Given data:
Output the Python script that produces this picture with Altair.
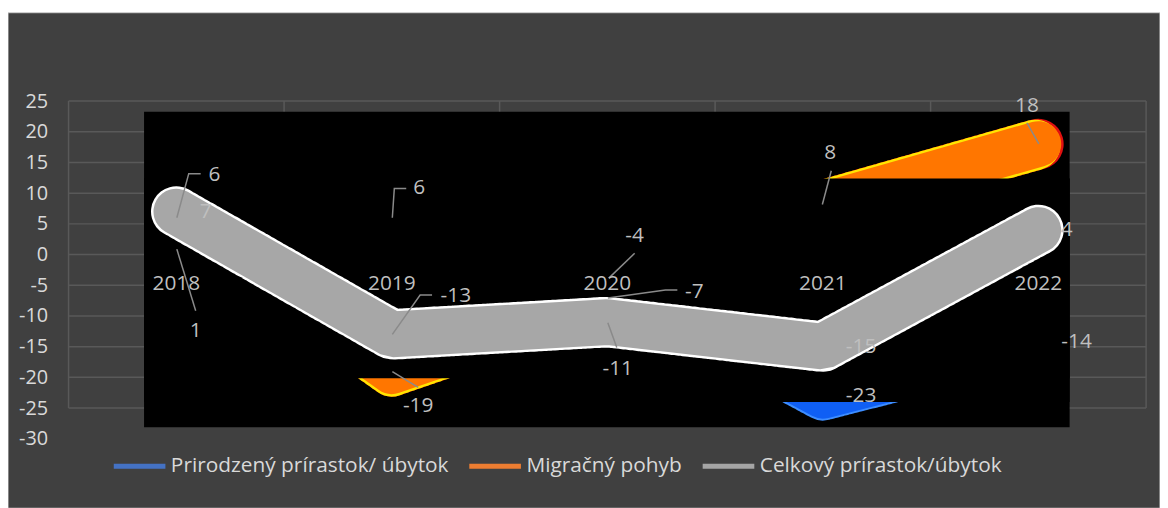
import altair as alt
import pandas as pd

# ---------------- data ----------------
years = [2018, 2019, 2020, 2021, 2022]
prirodzeny = [1, 6, -4, -23, -14]
migracny = [6, -19, -7, 8, 18]
celkovy = [7, -13, -11, -15, 4]
series_names = ["Prirodzený prírastok/ úbytok", "Migračný pohyb", "Celkový prírastok/úbytok"]
legend_colors = ["#4472C4", "#ED7D31", "#A5A5A5"]
y_ticks = [-30, -25, -20, -15, -10, -5, 0, 5, 10, 15, 20, 25]
grid_ticks = [-25, -20, -15, -10, -5, 0, 5, 10, 15, 20, 25]

# ---------------- layout ----------------
W, H = 1085, 340
X_DOMAIN = [years[0] - 0.5, years[-1] + 0.5]
Y_DOMAIN = [-30, 25]
PXX = W / (X_DOMAIN[1] - X_DOMAIN[0])
PXY = H / (Y_DOMAIN[1] - Y_DOMAIN[0])
FONT = "Open Sans"
LABEL_COLOR = "#BFBFBF"

# label offsets (px) and leader paths (px) relative to the data point: (series idx, year idx)
LAYOUT = {
    (0, 0): ((19.5, 82.7), [(0.5, 0.7), (19.5, 62.7)]),
    (1, 0): ((38.5, -43.4), [(0.5, 0), (12.5, -44.4), (24.5, -44.4)]),
    (2, 0): ((29.5, 0.7), []),
    (0, 1): ((27.5, -29.4), [(0.5, 0), (2.5, -29.4), (14.5, -29.4)]),
    (1, 1): ((26.5, 35.3), [(0.5, 0.3), (26.5, 16.3)]),
    (2, 1): ((64.5, -38.6), [(0.5, 0), (28.5, -39.6), (40.5, -39.6)]),
    (0, 2): ((27.5, -43), [(1.5, -1), (27.5, -26)]),
    (1, 2): ((87.5, -5.6), [(0.5, 0.4), (58.5, -7.6), (70.5, -7.6)]),
    (2, 2): ((10.5, 47.6), [(0.5, 0.6), (9.5, 25.6)]),
    (0, 3): ((38.5, 0.4), []),
    (1, 3): ((7.5, -53), [(-0.5, -1), (8.5, -35)]),
    (2, 3): ((38.5, 0.3), []),
    (0, 4): ((38.5, 1.5), []),
    (1, 4): ((-11.5, -38.3), [(0.5, -0.3), (-11.5, -21.3)]),
    (2, 4): ((28.5, 0.2), []),
}

values = [prirodzeny, migracny, celkovy]

long_rows = []
label_rows = []
leader_rows = []
for si, name in enumerate(series_names):
    for yi, yr in enumerate(years):
        v = values[si][yi]
        long_rows.append({"series": name, "year": yr, "value": v})
        (ldx, ldy), path = LAYOUT[(si, yi)]
        label_rows.append({"x": yr + ldx / PXX, "y": v - ldy / PXY, "text": str(v)})
        for k, (pdx, pdy) in enumerate(path):
            leader_rows.append({"id": f"{si}-{yi}", "seq": k,
                                "x": yr + pdx / PXX, "y": v - pdy / PXY})

long_df = pd.DataFrame(long_rows)
label_df = pd.DataFrame(label_rows)
leader_df = pd.DataFrame(leader_rows)
nat_df = pd.DataFrame({"year": years, "value": prirodzeny})
mig_df = pd.DataFrame({"year": years, "value": migracny})
tot_df = pd.DataFrame({"year": years, "value": celkovy})
cat_df = pd.DataFrame({"year": years, "lab": [str(y) for y in years]})
grid_df = pd.DataFrame({"v": grid_ticks})
vb = [y - 0.5 for y in years] + [years[-1] + 0.5]
vgrid_df = pd.DataFrame({"b": vb, "hi": [grid_ticks[-1]] * len(vb), "lo": [grid_ticks[0]] * len(vb)})
one = pd.DataFrame({"a": [0]})

xs = alt.Scale(domain=X_DOMAIN, nice=False, zero=False)
ys = alt.Scale(domain=Y_DOMAIN, nice=False, zero=False)
yaxis = alt.Axis(values=y_ticks, grid=False, ticks=False, domain=False,
                 labelPadding=21, labelFont=FONT, labelFontSize=20,
                 labelExpr="'' + datum.value",
                 labelColor="#D9D9D9", title=None, zindex=2)


def X(f):
    return alt.X(f, scale=xs, axis=None, title=None)


def Y(f):
    return alt.Y(f, scale=ys, axis=yaxis, title=None)


bg = alt.Chart(one).mark_rect(fill="#404040", stroke="#CFCFCF", strokeWidth=1).encode(
    x=alt.value(-61), x2=alt.value(1099), y=alt.value(-89), y2=alt.value(410))

hgrid = alt.Chart(grid_df).mark_rule(color="#595959", strokeWidth=1.5).encode(
    y=Y("v:Q"), x=alt.value(0), x2=alt.value(W))

vgrid = alt.Chart(vgrid_df).mark_rule(color="#595959", strokeWidth=1.5).encode(
    x=X("b:Q"), y=Y("hi:Q"), y2="lo:Q")

legend_layer = alt.Chart(long_df).mark_line(strokeWidth=1).encode(
    x=X("year:Q"), y=Y("value:Q"),
    color=alt.Color("series:N", sort=series_names,
                    scale=alt.Scale(domain=series_names, range=legend_colors),
                    legend=alt.Legend(title=None, orient="none", legendX=43, legendY=339,
                                      direction="horizontal", symbolType="stroke",
                                      symbolSize=2704, symbolStrokeWidth=5,
                                      labelFont=FONT, labelFontSize=21, labelLimit=0,
                                      labelColor="#D9D9D9", labelOffset=3,
                                      columnPadding=10, padding=0, zindex=2)))

panel = alt.Chart(one).mark_rect(fill="#000000").encode(
    x=alt.value(76), x2=alt.value(1008), y=alt.value(10.7), y2=alt.value(328.3))

blue_edge = alt.Chart(nat_df).mark_line(color="#3D8DFF", strokeWidth=50, strokeCap="round",
                                        strokeJoin="round", strokeDash=[2, 3]).encode(
    x=X("year:Q"), y=Y("value:Q"))
blue = alt.Chart(nat_df).mark_line(color="#0F5FF5", strokeWidth=46, strokeCap="round",
                                   strokeJoin="round").encode(x=X("year:Q"), y=Y("value:Q"))

cover_a = alt.Chart(one).mark_rect(fill="#000000").encode(
    x=alt.value(76), x2=alt.value(1008), y=alt.value(78), y2=alt.value(303))

orange_red = alt.Chart(mig_df).mark_line(color="#E01010", strokeWidth=51, strokeCap="round",
                                         strokeJoin="round").encode(x=X("year:Q"), y=Y("value:Q"))
orange_yel = alt.Chart(mig_df).mark_line(color="#FFE600", strokeWidth=51, strokeCap="round",
                                         strokeJoin="round", strokeDash=[2, 5]).encode(
    x=X("year:Q"), y=Y("value:Q"))
orange = alt.Chart(mig_df).mark_line(color="#FF7600", strokeWidth=46, strokeCap="round",
                                     strokeJoin="round").encode(x=X("year:Q"), y=Y("value:Q"))

cover_b = alt.Chart(one).mark_rect(fill="#000000").encode(
    x=alt.value(76), x2=alt.value(1008), y=alt.value(78), y2=alt.value(279))

grey_edge = alt.Chart(tot_df).mark_line(color="#FFFFFF", strokeWidth=51, strokeCap="round",
                                        strokeJoin="bevel", strokeDash=[3, 4]).encode(
    x=X("year:Q"), y=Y("value:Q"))
grey = alt.Chart(tot_df).mark_line(color="#A7A7A7", strokeWidth=46, strokeCap="round",
                                   strokeJoin="bevel").encode(x=X("year:Q"), y=Y("value:Q"))

leaders = alt.Chart(leader_df).mark_line(color="#8A8A8A", strokeWidth=1.5).encode(
    x=X("x:Q"), y=Y("y:Q"), detail="id:N", order="seq:O")

labels = alt.Chart(label_df).mark_text(font=FONT, fontSize=21, color=LABEL_COLOR,
                                       align="center", baseline="middle").encode(
    x=X("x:Q"), y=Y("y:Q"), text="text:N")

cats = alt.Chart(cat_df).mark_text(font=FONT, fontSize=21, color=LABEL_COLOR,
                                   align="center", baseline="middle").encode(
    x=X("year:Q"), y=alt.value(184.5), text="lab:N")

chart = alt.layer(
    bg, hgrid, vgrid, legend_layer, panel, blue_edge, blue, cover_a,
    orange_red, orange_yel, orange, cover_b, grey_edge, grey, leaders, labels, cats
).properties(
    width=W, height=H,
    autosize=alt.AutoSizeParams(type="none"),
    padding={"left": 61, "top": 92, "right": 14, "bottom": 68},
    background="#FFFFFF",
).configure_view(stroke=None)

chart.save("out.html", embed_options={"renderer": "svg", "actions": False})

Your objective: Reproduce the material above exactly, first line through the line that contains "values = [prirodzeny, migracny, celkovy]", minus the pictures.

Output for this exercise:
Output the Python script that produces this picture with Altair.
import altair as alt
import pandas as pd

# ---------------- data ----------------
years = [2018, 2019, 2020, 2021, 2022]
prirodzeny = [1, 6, -4, -23, -14]
migracny = [6, -19, -7, 8, 18]
celkovy = [7, -13, -11, -15, 4]
series_names = ["Prirodzený prírastok/ úbytok", "Migračný pohyb", "Celkový prírastok/úbytok"]
legend_colors = ["#4472C4", "#ED7D31", "#A5A5A5"]
y_ticks = [-30, -25, -20, -15, -10, -5, 0, 5, 10, 15, 20, 25]
grid_ticks = [-25, -20, -15, -10, -5, 0, 5, 10, 15, 20, 25]

# ---------------- layout ----------------
W, H = 1085, 340
X_DOMAIN = [years[0] - 0.5, years[-1] + 0.5]
Y_DOMAIN = [-30, 25]
PXX = W / (X_DOMAIN[1] - X_DOMAIN[0])
PXY = H / (Y_DOMAIN[1] - Y_DOMAIN[0])
FONT = "Open Sans"
LABEL_COLOR = "#BFBFBF"

# label offsets (px) and leader paths (px) relative to the data point: (series idx, year idx)
LAYOUT = {
    (0, 0): ((19.5, 82.7), [(0.5, 0.7), (19.5, 62.7)]),
    (1, 0): ((38.5, -43.4), [(0.5, 0), (12.5, -44.4), (24.5, -44.4)]),
    (2, 0): ((29.5, 0.7), []),
    (0, 1): ((27.5, -29.4), [(0.5, 0), (2.5, -29.4), (14.5, -29.4)]),
    (1, 1): ((26.5, 35.3), [(0.5, 0.3), (26.5, 16.3)]),
    (2, 1): ((64.5, -38.6), [(0.5, 0), (28.5, -39.6), (40.5, -39.6)]),
    (0, 2): ((27.5, -43), [(1.5, -1), (27.5, -26)]),
    (1, 2): ((87.5, -5.6), [(0.5, 0.4), (58.5, -7.6), (70.5, -7.6)]),
    (2, 2): ((10.5, 47.6), [(0.5, 0.6), (9.5, 25.6)]),
    (0, 3): ((38.5, 0.4), []),
    (1, 3): ((7.5, -53), [(-0.5, -1), (8.5, -35)]),
    (2, 3): ((38.5, 0.3), []),
    (0, 4): ((38.5, 1.5), []),
    (1, 4): ((-11.5, -38.3), [(0.5, -0.3), (-11.5, -21.3)]),
    (2, 4): ((28.5, 0.2), []),
}

values = [prirodzeny, migracny, celkovy]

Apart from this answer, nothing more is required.